**DATA SECTION**
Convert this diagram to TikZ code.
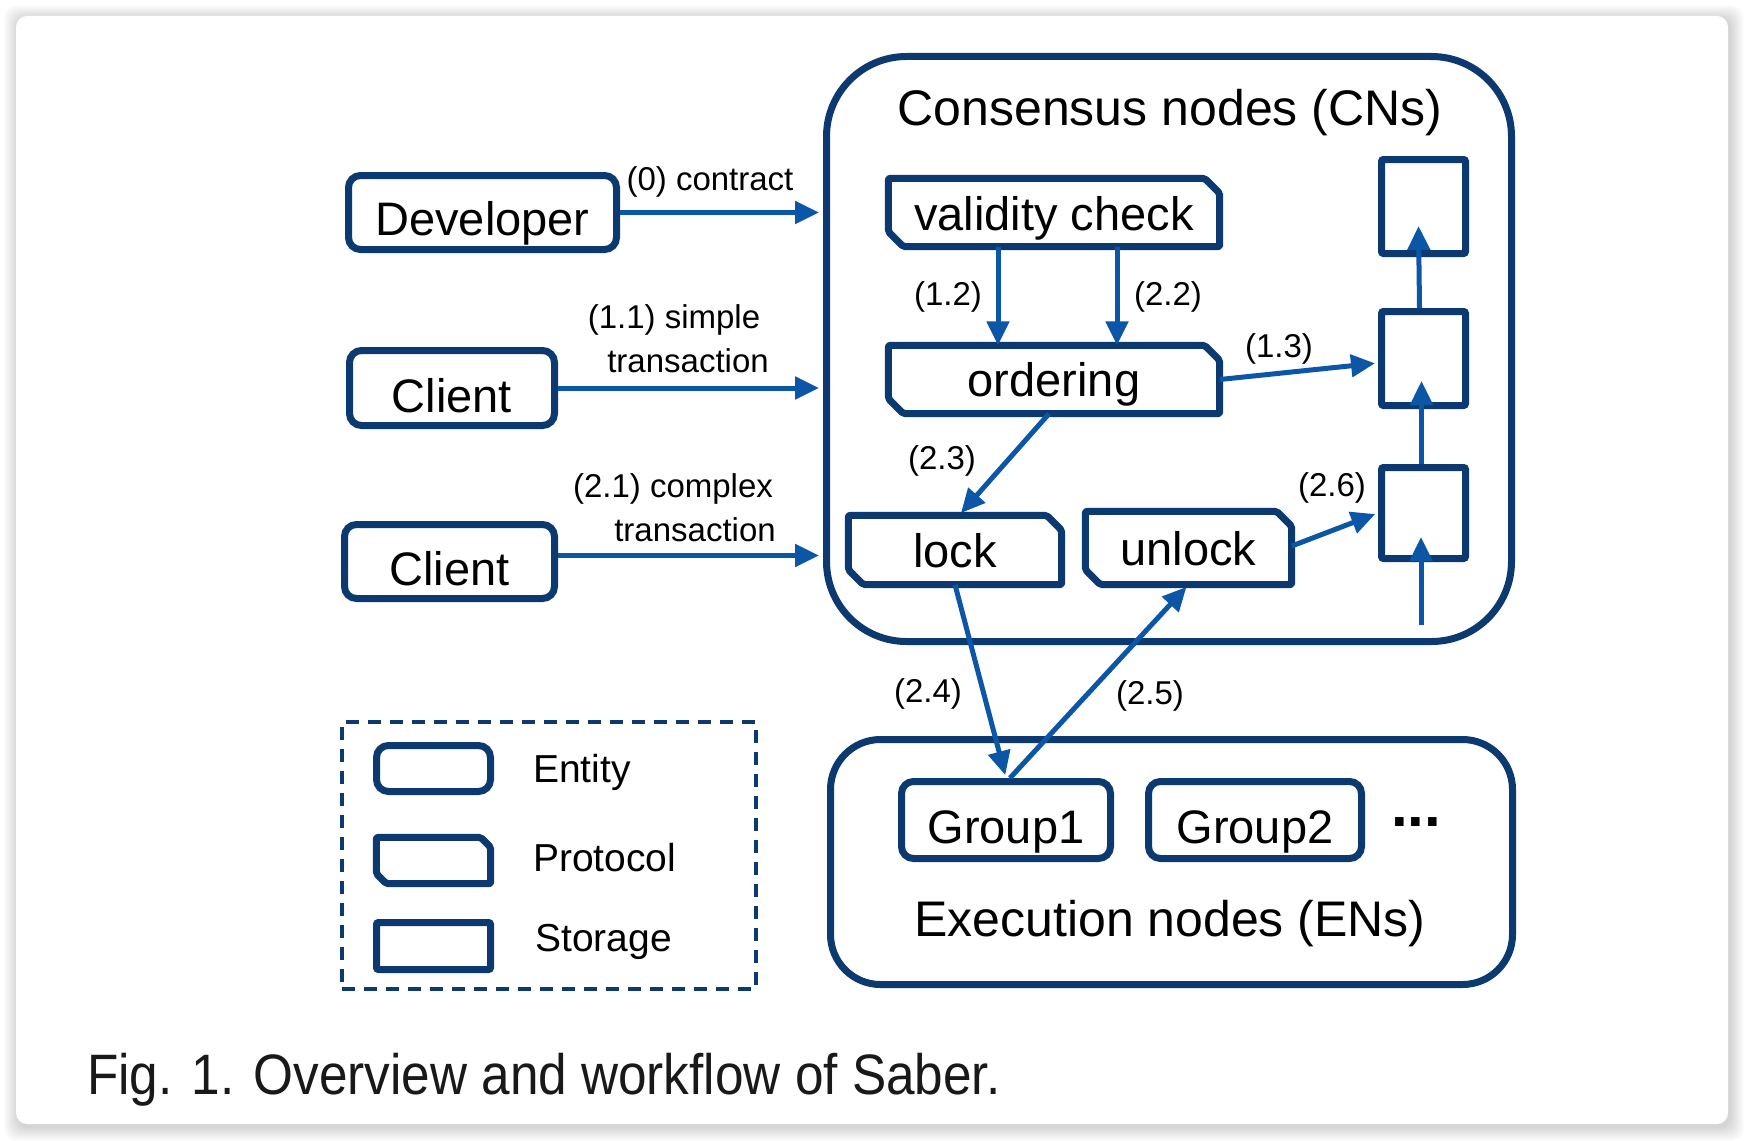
\documentclass[tikz,border=0pt]{standalone}
\usepackage{fontspec}
\setmainfont{Liberation Sans}
\usetikzlibrary{arrows.meta,calc}
\definecolor{bdr}{RGB}{12,58,112}
\definecolor{arrc}{RGB}{12,86,168}
\definecolor{capc}{RGB}{25,25,25}
\newcommand\protopath[1]{\draw[protoline] (#1.north west) -- ([xshift=-15pt]#1.north east) -- ([yshift=-15pt]#1.north east) -- (#1.south east) -- ([xshift=15pt]#1.south west) -- ([yshift=15pt]#1.south west) -- cycle;}
\begin{document}
\begin{tikzpicture}[x=1pt,y=-1pt,
  big/.style={font=\fontsize{47}{56}\selectfont,text depth=0pt},
  box/.style={draw=bdr,line width=7pt,inner sep=0pt,big},
  entity/.style={box,rounded corners=12pt},
  storage/.style={box,rounded corners=2pt},
  proto/.style={inner sep=0pt,big},
  protoline/.style={draw=bdr,line width=7pt,line join=round,rounded corners=2pt},
  arr/.style={draw=arrc,line width=5pt,-{Triangle[length=24pt,width=22pt]},shorten >=3pt},
  lbl/.style={font=\fontsize{33}{40}\selectfont,inner sep=0pt},
  leg/.style={font=\fontsize{39}{46}\selectfont,inner sep=0pt,anchor=west},
  title/.style={font=\fontsize{50}{60}\selectfont,inner sep=0pt}]
\useasboundingbox (0,0) rectangle (1744,1140);
\fill[white] (0,0) rectangle (1744,1140);
\foreach \i in {1,...,14}{
  \fill[black,opacity=0.011,rounded corners=12pt] (16-\i+2,16-\i+3) rectangle (1728+\i+2,1124+\i+3);
}
\fill[white,rounded corners=11pt] (16,16) rectangle (1728,1124);

% Consensus nodes
\node[draw=bdr,line width=7pt,rounded corners=80pt,minimum width=685pt,minimum height=585pt,inner sep=0pt] (cn) at (1169,349) {};
\node[title] (cnt) at (1170,112.5) {Consensus nodes (CNs)};

\node[proto,text height=35pt,minimum width=331pt,minimum height=68pt] (vc) at (1054,212.5) {validity check};
\protopath{vc}
\node[proto,text height=33pt,minimum width=331pt,minimum height=68pt] (ord) at (1054,379.5) {ordering};
\protopath{ord}
\node[proto,text height=34pt,minimum width=213pt,minimum height=69pt] (lock) at (955,550) {lock};
\protopath{lock}
\node[proto,text height=34pt,minimum width=206pt,minimum height=73pt] (unlock) at (1188.5,548) {unlock};
\protopath{unlock}

\node[storage,minimum width=84pt,minimum height=94pt] (s1) at (1423.5,206.5) {};
\node[storage,minimum width=84pt,minimum height=94pt] (s2) at (1423.5,358.5) {};
\node[storage,minimum width=84pt,minimum height=91pt] (s3) at (1423.5,513) {};
\coordinate (sin) at (1421,625);
\coordinate (sintip) at (1421,537);

% Execution nodes
\node[draw=bdr,line width=7pt,rounded corners=50pt,minimum width=682pt,minimum height=245pt,inner sep=0pt] (en) at (1171.5,862) {};
\node[entity,text height=46pt,minimum width=209pt,minimum height=77pt] (g1) at (1006,820) {Group1};
\node[entity,text height=46pt,minimum width=213pt,minimum height=77pt] (g2) at (1255,820) {Group2};
\node[font=\fontsize{60}{70}\bfseries\selectfont,inner sep=0pt,anchor=base] (dots) at (1416,826) {...};
\node[title] (ent) at (1170,923.5) {Execution nodes (ENs)};

% Entities
\node[entity,text height=46pt,minimum width=268pt,minimum height=74pt] (dev) at (482.5,212.5) {Developer};
\node[entity,text height=48pt,minimum width=205pt,minimum height=75pt] (c1) at (452,388) {Client};
\node[entity,text height=48pt,minimum width=210pt,minimum height=74pt] (c2) at (449.5,561.5) {Client};

% Arrows into CNs
\draw[arr,shorten >=4pt] (dev.east) -- (dev.east -| cn.west);
\draw[arr,shorten >=4pt] (c1.east) -- (c1.east -| cn.west);
\draw[arr,shorten >=4pt] ([yshift=6pt]c2.east) -- ([yshift=6pt]c2.east -| cn.west);
\node[lbl] (l0) at (710,182) {(0) contract};
\node[lbl] (l11a) at (674,320) {(1.1) simple};
\node[lbl] (l11b) at (688,361) {transaction};
\node[lbl] (l21a) at (673,489) {(2.1) complex};
\node[lbl] (l21b) at (695,530) {transaction};

% Internal arrows
\draw[arr,shorten >=0pt] ([xshift=-56pt]vc.south) -- ([xshift=-56pt]ord.north);
\draw[arr,shorten >=0pt] ([xshift=63pt]vc.south) -- ([xshift=63pt]ord.north);
\node[lbl] (l12) at (948,297) {(1.2)};
\node[lbl] (l22) at (1168,297) {(2.2)};
\draw[arr] (ord.east) -- ([yshift=-4.5pt]s2.west);
\node[lbl] (l13) at (1279,349) {(1.3)};
\draw[arr] ([xshift=-5pt]ord.south) -- ([xshift=4pt]lock.north);
\node[lbl] (l23) at (942,461) {(2.3)};
\draw[arr] (lock.south) -- (g1.north);
\node[lbl] (l24) at (928,694) {(2.4)};
\draw[arr] ([xshift=4pt]g1.north) -- (unlock.south);
\node[lbl] (l25) at (1150,696) {(2.5)};
\draw[arr] ([yshift=2pt]unlock.east) -- (s3.west);
\node[lbl] (l26) at (1332,488) {(2.6)};

\draw[arr,shorten >=0pt] ([xshift=-4pt]s2.north) -- ([xshift=-5pt,yshift=31pt]s1.south);
\draw[arr,shorten >=0pt] ([xshift=-2pt]s3.north) -- ([xshift=-2pt,yshift=28pt]s2.south);
\draw[arr,shorten >=0pt] (sin) -- (sintip);

% Legend
\node[draw=bdr,line width=3.5pt,dash pattern=on 13pt off 9pt,minimum width=414pt,minimum height=267pt,inner sep=0pt] (legend) at (549,855.5) {};
\node[entity,line width=7pt,minimum width=114pt,minimum height=46pt] (le) at (433.5,768.5) {};
\node[proto,minimum width=114pt,minimum height=46pt] (lp) at (433.5,860.5) {};
\draw[protoline] (lp.north west) -- ([xshift=-10pt]lp.north east) -- ([yshift=-10pt]lp.north east) -- (lp.south east) -- ([xshift=10pt]lp.south west) -- ([yshift=10pt]lp.south west) -- cycle;
\node[storage,minimum width=114pt,minimum height=47pt] (ls) at (433.5,946) {};
\node[leg] (lte) at (533,772) {Entity};
\node[leg] (ltp) at (533,858) {Protocol};
\node[leg] (lts) at (535,942) {Storage};

% Caption
\node[inner sep=0pt,anchor=base west,text=capc,font=\fontsize{57}{66}\selectfont] (cap) at (87,1094) {\scalebox{0.9}[1]{Fig. 1. Overview and workflow of Saber.}};
\end{tikzpicture}
\end{document}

**INSTRUCTIONS TO FOLLOW**
Begin at the first line of the data above and repeat each line exactly, stopping after the line containing "(cnt) at (1170,112.5)". Omit the pictures.

**SOLUTION FOR THIS EXERCISE**
Convert this diagram to TikZ code.
\documentclass[tikz,border=0pt]{standalone}
\usepackage{fontspec}
\setmainfont{Liberation Sans}
\usetikzlibrary{arrows.meta,calc}
\definecolor{bdr}{RGB}{12,58,112}
\definecolor{arrc}{RGB}{12,86,168}
\definecolor{capc}{RGB}{25,25,25}
\newcommand\protopath[1]{\draw[protoline] (#1.north west) -- ([xshift=-15pt]#1.north east) -- ([yshift=-15pt]#1.north east) -- (#1.south east) -- ([xshift=15pt]#1.south west) -- ([yshift=15pt]#1.south west) -- cycle;}
\begin{document}
\begin{tikzpicture}[x=1pt,y=-1pt,
  big/.style={font=\fontsize{47}{56}\selectfont,text depth=0pt},
  box/.style={draw=bdr,line width=7pt,inner sep=0pt,big},
  entity/.style={box,rounded corners=12pt},
  storage/.style={box,rounded corners=2pt},
  proto/.style={inner sep=0pt,big},
  protoline/.style={draw=bdr,line width=7pt,line join=round,rounded corners=2pt},
  arr/.style={draw=arrc,line width=5pt,-{Triangle[length=24pt,width=22pt]},shorten >=3pt},
  lbl/.style={font=\fontsize{33}{40}\selectfont,inner sep=0pt},
  leg/.style={font=\fontsize{39}{46}\selectfont,inner sep=0pt,anchor=west},
  title/.style={font=\fontsize{50}{60}\selectfont,inner sep=0pt}]
\useasboundingbox (0,0) rectangle (1744,1140);
\fill[white] (0,0) rectangle (1744,1140);
\foreach \i in {1,...,14}{
  \fill[black,opacity=0.011,rounded corners=12pt] (16-\i+2,16-\i+3) rectangle (1728+\i+2,1124+\i+3);
}
\fill[white,rounded corners=11pt] (16,16) rectangle (1728,1124);

% Consensus nodes
\node[draw=bdr,line width=7pt,rounded corners=80pt,minimum width=685pt,minimum height=585pt,inner sep=0pt] (cn) at (1169,349) {};
\node[title] (cnt) at (1170,112.5) {Consensus nodes (CNs)};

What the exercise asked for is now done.